Built by SDS International Inc., the PC-based MQ-1B simulator, called the Remotely Operated Vehicle Adaptable Training/Tracking System, or ROVATTS, replicates Predator ground control station operations and presents crews with video game-quality footage of scenarios. Using a joystick, operators can steer the sensor ball and move the virtual camera in a 360-degree view of the environment. They can zoom in on the feed to identify people and vehicles. The imagery is then fed to the analysts as it would be in real-world operations.
The analysts are linked into the Air Force’s intelligence network, the distributed common ground station, or DCGS. They rarely have the opportunity to interface in person with the Predator sensor operators. In combat operations, the two parties communicate mainly via messaging or voice, if at all.
“Training together in the same facility will pay dividends,” says Kristi Farmer, an operations research analyst for Scientific Research Corp., a contractor here at the distributed mission operations center. “For them to be face-to-face is huge,” she adds.
But the high operations tempo of the two wars means that both the Predator crews and the analysts are not always available to participate in exercises at the DMOC.
“The biggest challenge is to get people down here,” says Farmer.
Simulation exercises such as the virtual flags often are the only tests that DCGS personnel-in-training receive before they report for duty.
“As soon as they graduate, they get thrown into operations,” says Capt. Custer Delostrinos of the 705th Combat Training Squadron.
“This is just a baby step and we’re thinking of expanding it into something much larger,” he says.
Predator operators will receive additional training in strike coordination and reconnaissance; personnel recovery; intelligence, surveillance and reconnaissance; time-sensitive targeting/dynamic targeting; and close-air support.

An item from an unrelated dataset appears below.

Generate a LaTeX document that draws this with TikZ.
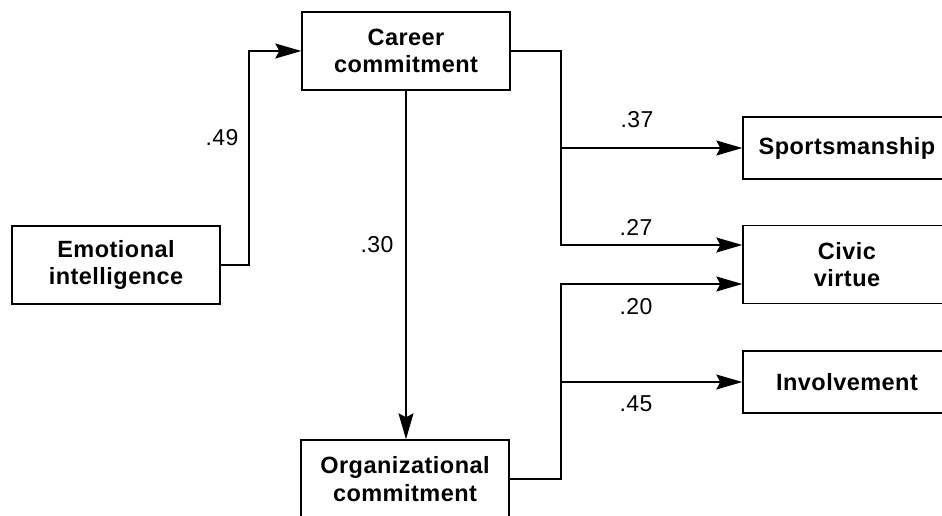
\documentclass[tikz,border=0pt]{standalone}
\usepackage{fontspec}
\usetikzlibrary{arrows.meta,calc}
\newfontfamily\diafont[LetterSpace=2]{Liberation Sans}
\tikzset{
  var/.style={draw, line width=1.4pt, inner sep=0pt, minimum width=208pt, align=center,
    font={\diafont\bfseries\fontsize{23.5}{27.5}\selectfont}},
  tall/.style={minimum height=78pt},
  short/.style={minimum height=62pt},
  lbl/.style={inner sep=0pt, font={\diafont\fontsize{23}{24}\selectfont}},
  arr/.style={line width=1.4pt, -{Stealth[length=26pt,width=15pt,inset=4pt]}}
}
\begin{document}
\begin{tikzpicture}[x=1pt,y=-1pt]
\useasboundingbox (0,0) rectangle (942,516);
\clip (0,0) rectangle (942,516);
\fill[white] (0,0) rectangle (942,516);
% boxes
\node[var,tall] (E) at (116,265) {Emotional\\intelligence};
\node[var,tall] (C) at (406,51) {Career\\commitment};
\node[var,tall] (O) at (405,479) {Organizational\\commitment};
\node[var,short] (S) at (847,148) {Sportsmanship};
\node[var,tall] (V) at (847,264.5) {Civic\\virtue};
\node[var,short] (I) at (847,382) {Involvement};
% junction columns
\coordinate (jl) at (249,0);
\coordinate (jr) at (561,0);
\path (V.west) ++(0,-19.5) coordinate (v1);
\path (V.west) ++(0,19.5) coordinate (v2);
% connectors
\draw[arr] (E.east) -- (E.east -| jl) |- (C.west);
\draw[arr] (C.south) -- (C.south |- O.north);
\draw[arr] (C.east) -| (jr |- v1) -- (v1);
\draw[arr] (jr |- S.west) -- (S.west);
\draw[arr] (O.east) -| (jr |- v2) -- (v2);
\draw[arr] (jr |- I.west) -- (I.west);
% labels
\node[lbl] (l49) at (222,138) {.49};
\node[lbl] (l30) at (377,245) {.30};
\node[lbl] (l37) at (637,120) {.37};
\node[lbl] (l27) at (636,227) {.27};
\node[lbl] (l20) at (636,307) {.20};
\node[lbl] (l45) at (636,404) {.45};
\end{tikzpicture}
\end{document}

Current operators from the 432nd Air Expeditionary Wing, which flies the MQ-1B Predator and MQ-9 Reaper from Creech Air Force Base, Nev., have provided input on the virtual training devices and scenarios.
The DMOC has worked with the Air Force Agency for Modeling and Simulation and the Army’s Redstone Arsenal to upgrade the sensor displays and terrain databases. “That partnership has served us well,” says Lt. Col. Brynt Query, chief of distributed mission operations integration and senior exercise director for the 505th Distributed Warfare Group.
Officials plan to develop the ROVATTS next year into a full replication of a Predator console that can accommodate two pilots and two sensor operators. The simulation will embed mission-planning systems such as the Portable Flight Planning System/Falcon View, as well as chat functionality and datalink. Query says that the simulation may eventually have the capability to operate in classified environments.
The DMOC plans to integrate its training systems with the Predator squadrons being established at Holloman Air Force Base, officials say.
“Anything that gets people thinking about how to use the capability that we bring to the fight, I think, is a great thing,” says Col. Chris Chambliss, commander of the 432nd Air Expeditionary Wing.